Häufig liest man über „Gründertypen“ und „Gründerpersönlichkeiten“ … aber wie sieht eigentlich die eigene Persönlichkeit als Gründer_in aus? Was motiviert Gründer_innen? Was hemmt oder stresst sie? Und wie steht es um die Selbst- und Fremdwahrnehmung? Mit diesen Themen beschäftigt sich seit sechs Jahren Christine Tiedemann. Sie ist als Trainerin und Coach im Bereich Persönlichkeitsentwicklung und Teamentwicklung aktiv. An der Steinbeis Hochschule Berlin absolvierte sie eine Ausbildung zum Competence-Trainer und Coach und berät und coacht seitdem sowohl Unternehmen als auch Privat- und Geschäftsleute und Teams in schwierigen (Lebens)-Phasen. Wir haben ihr zum Thema Persönlichkeitsanalyse ein paar Fragen gestellt.
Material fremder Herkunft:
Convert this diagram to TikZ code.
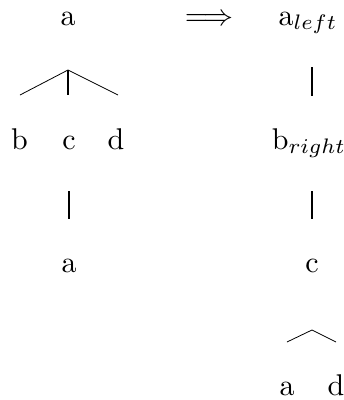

Persönlichkeitsanalyse… das klingt zunächst ziemlich „technisch“. Welche Aspekte der Persönlichkeit sind denn für eine Analyse relevant? Und warum ist sie so wichtig im Gründungsprozess?
Lebensmotive sind Grundlage für die individuelle Persönlichkeit, also für das Fühlen, Denken, Sprechen und Handeln eines Menschen. Mit unterschiedlichen Tools der Persönlichkeitsdiagnostik können diese Motive in ihrer Ausprägung ermittelt werden. Besonders sinnvoll ist die Persönlichkeitsanalyse überall dort, wo es darum geht, Klarheit über die vorhandenen persönlichen Potenziale zu erhalten und diese zu entfalten. Denn mit dem Wissen über die eigene Persönlichkeit wird es einfacher, mit Herausforderungen umzugehen. Die Motivstruktur offenbart, was ein Mensch braucht, um langfristig leistungsfähig zu sein und gleichzeitig eine hohe Lebenszufriedenheit zu haben. Ausschlaggebend für Erfolg ist die Übereinstimmung zwischen der Motivausprägung und der Möglichkeit, diese auszuleben.
Verändert der Schritt in die Selbstständigkeit oder die Gründung eines Unternehmens denn wirklich die Persönlichkeit? Wenn ja – wie?
Die Persönlichkeit an sich wird nicht verändert, wohl aber „erfüllt“. Mit bestimmten Motivkonstellationen ist es relativ wahrscheinlich, dass sich jemand zu einer Gründung entschließt. Sobald relevante Motive gelebt werden können (z.B. durch eine Selbständigkeit), ist eine Zufriedenheit sehr wahrscheinlich – allen Unsicherheiten bei einer Gründung zum Trotz. Hier ist dann das Gefühl wichtiger, sich und seine inneren Bedürfnisse ausleben zu können.
Du sprichst häufig über Resilienz und Achtsamkeit in Verbindung mit den Herausforderungen, die bei der Existenzgründung auf einen zukommen können. Warum sind diese Themen so wichtig?
Gerade in der Gründungsphase begegnen uns viele Ängste und Herausforderungen. Um dabei gesund und zuversichtlich bleiben zu können, sind Achtsamkeit und Resilienz wichtige Grundlagen. Achtsamkeit gewinnt seit Jahren an Bedeutung: Das bewusste (Er-)Leben des Hier und Jetzt, mit den Gedanken weder zu sehr in der Vergangenheit noch in der Zukunft, den Fokus auf das gerichtet, was ansteht, was guttut. Wenn ich darauf achte, dass ich mir ausreichend Zeit für stärkende Dinge nehme, kann ich auch in Krisen stabiler agieren. Man spricht hier von Resilienz. Darunter wird die seelische Widerstandfähigkeit in belastenden Situationen verstanden. Hier kommen die Resilienzfaktoren ins Spiel, die uns stärken: Akzeptanz, Opferrolle verlassen, Optimismus, Verantwortung übernehmen, Lösungsorientierung, Netzwerk, und Zukunftsplanung. Beide Grundlagen können wir gezielt trainieren und ausbauen.
Hast Du noch einen Tipp parat, wie man im Gründungsprozess auch in schwierigen Phasen achtsam und stark bleiben kann?
Wir sollten versuchen, Krisen als eine Chance zu sehen und somit gestärkt bzw. widerstandsfähiger daraus hervorzugehen. Und unserer Fähigkeit vertrauen, auch mit unerwarteten „Garstigkeiten“ des Lebens umgehen zu können. Schließlich haben wir alles selbst in der Hand und können Zukunft und Erfolg gestalten. Positive Glaubenssätze und Dankbarkeit für das, was gut läuft, können uns dabei unterstützen.